Will BCE Cut Its Dividend in 2025?




Canadian telecom giant BCE Inc (TSX:BCE)(NYSE:BCE) pays investors a mouthwatering dividend that yields around 12% per year. That’s a massive payout as many stocks don’t even offer yields of more than 5%, let alone 10% and higher.

At this high of a rate, investors should be asking questions about the payout. That’s because if it was truly safe, many investors would be rushing to buy BCE for such a high dividend but the fact that they aren’t and that the stock continues to fall, suggests there’s plenty of risk here.
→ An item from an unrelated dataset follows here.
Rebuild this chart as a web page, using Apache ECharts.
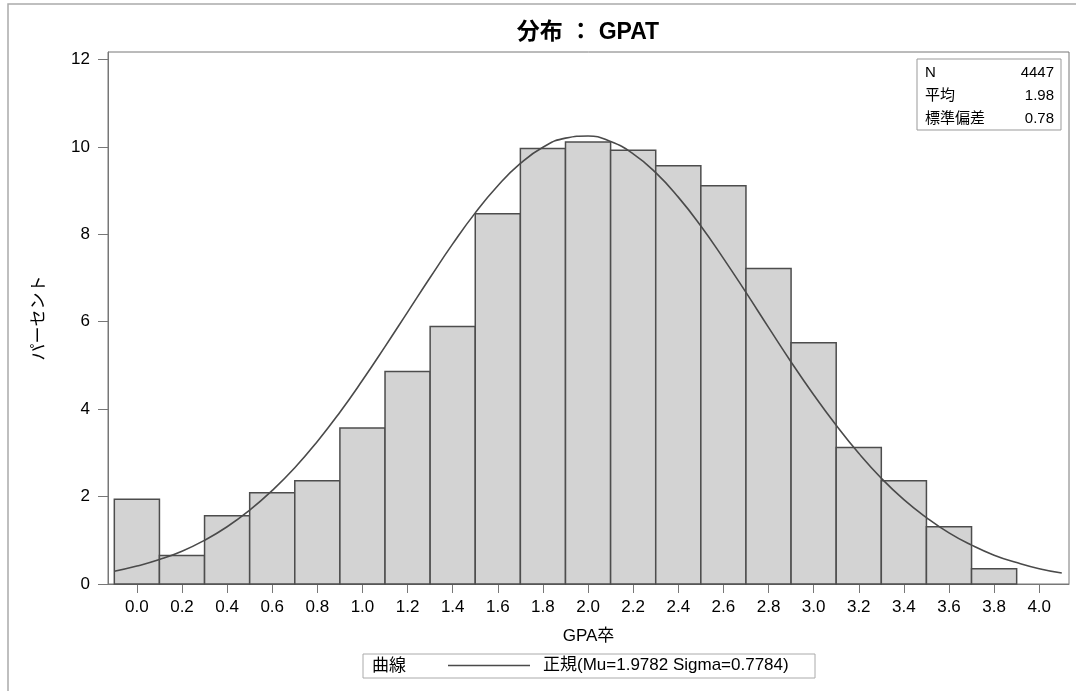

Let’s start with the obvious: BCE’s earnings simply don’t look strong enough to cover the dividend in the first place. The company’s quarterly dividend is about $1.00 per share and over the past four quarters, the highest per-share profit BCE recorded was just $0.59 – nowhere near enough to support that payout. Without a significant improvement in the bottom line, it may just be a matter of time before BCE opts to trim the dividend.

Another issue is that BCE looks to be focused more on expansion these days. Last year, it announced plans to acquire U.S.-based Ziply Fiber for $5 billion. If BCE is going to be using resources to fund growth initiatives in the U.S. market, then it may need to divert some cash away from its dividend.

Overall, I believe a dividend cut is coming for BCE, and it’s just a matter of when. Its earnings don’t look great and spending money on growth opportunities in the U.S. suggests to me that the writing is on the wall — investors should brace for a dividend cut sooner rather than later.